Individual Skill Development and Enhancement
Born in a small rural town in Wisconsin, I grew up in poverty and my early life was marked by a number of struggles. At home, my two siblings and I were often left to fend for ourselves, as one parent was absent and apathetic, while the other dealt with alcoholism and doled out abuse. To add to this, we were a biracial family with Mexican heritage, and even with a lighter-skinned appearance, I faced discrimination, prejudice, and even outright racism, which was a painful reminder that bigotry knows no boundaries. The safest option was for me to leave where I grew up at age seventeen, and move to Eau Claire. Cut off from my family and support systems, I struggled with food and housing insecurity. Thankfully, I was given a scholarship to the University of Wisconsin–Eau Claire to pursue a Bachelor’s degree.
Although a college education was not the highest priority for me (and I sometimes encountered difficulties as a neurodivergent student), the scholarship was an incredible opportunity, and since graduating, I realize the importance of education and life-long learning. As a woman of color and third-generation immigrant, I always held the belief that there’s much more to the world than what we see in our own backyards. I found solace in learning about the world and how nations interact on a global scale. Studying world politics, I saw the ways varying nations can work toward similar goals, and felt more equipped to tackle challenges with a broadened, global mindset. It taught me the value of diplomacy, how to work well in groups, how to lead with an open mind, and to welcome other opinions and backgrounds.

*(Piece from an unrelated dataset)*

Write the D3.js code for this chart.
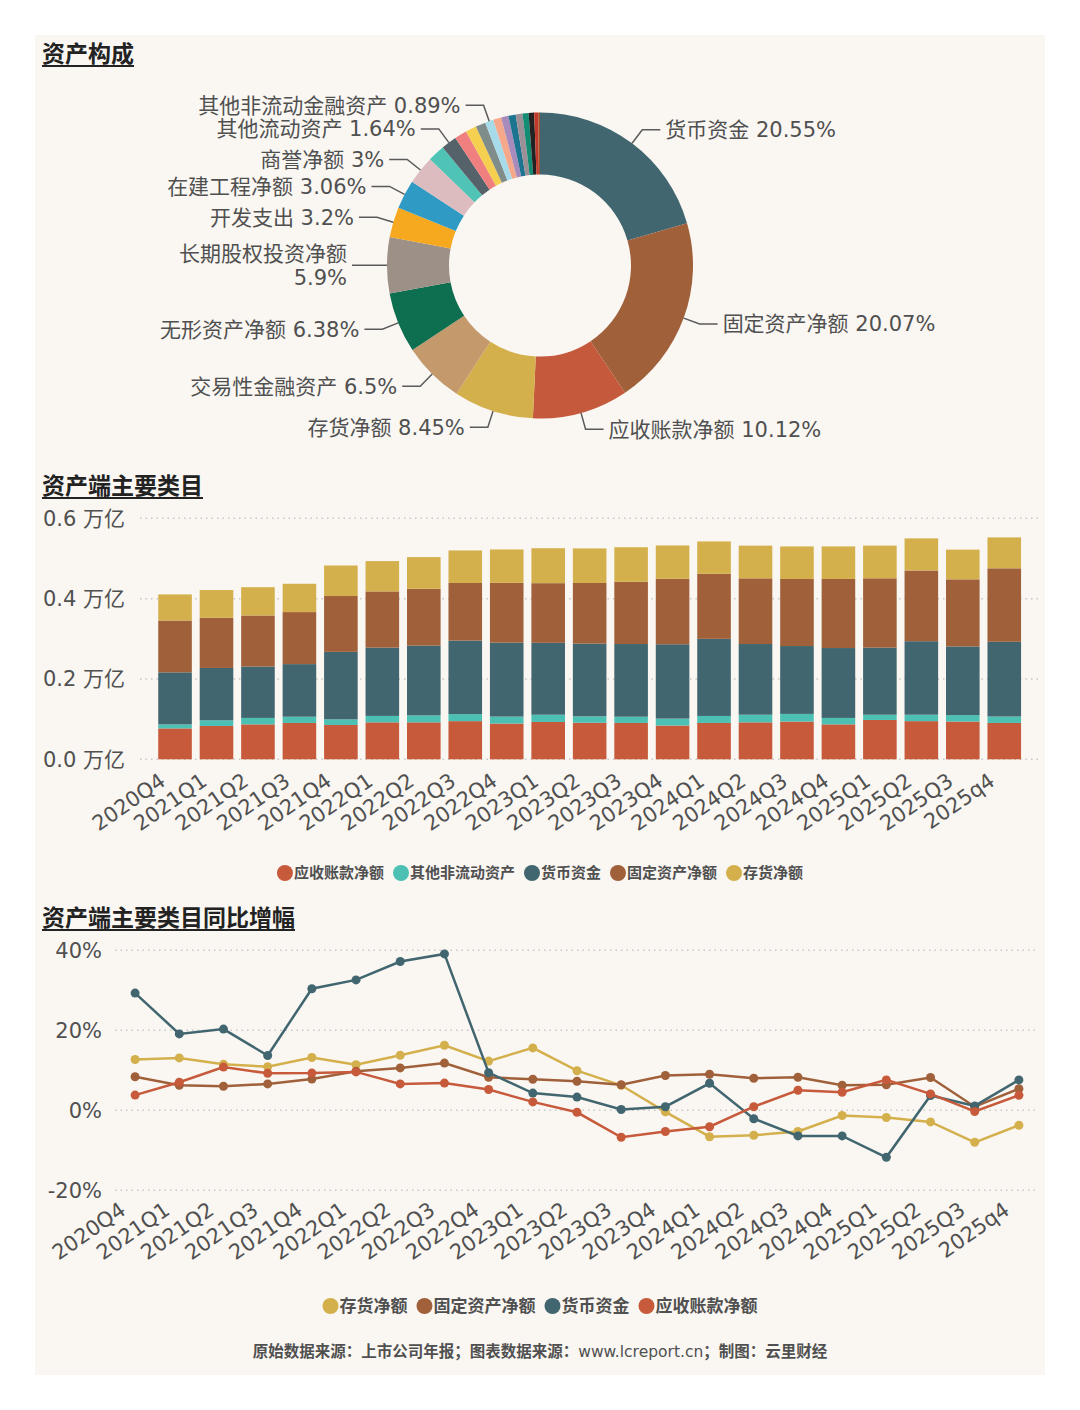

Amidst the struggles I encountered along the way, I found solace and healing through illustrations and storytelling. Artistic expressions have been a refuge my entire life, a way for me to process and make sense of the world around me. Likewise, I sought solace and connection within my community, forging meaningful, supportive relationships. Healing cannot be achieved in isolation. Though difficult at times, I reached out for support and found a multitude of resources that nurtured and uplifted me.
Inspired by the kindness and compassion I received, I want to give back to those who have experienced similar struggles. As someone with a biracial background and neurodivergent learning style, I aim to work with individuals with similar upbringings – and those who have experienced neglect, abuse, trauma, or even bigotry – to demonstrate how, despite circumstances being stacked against us, we can succeed together.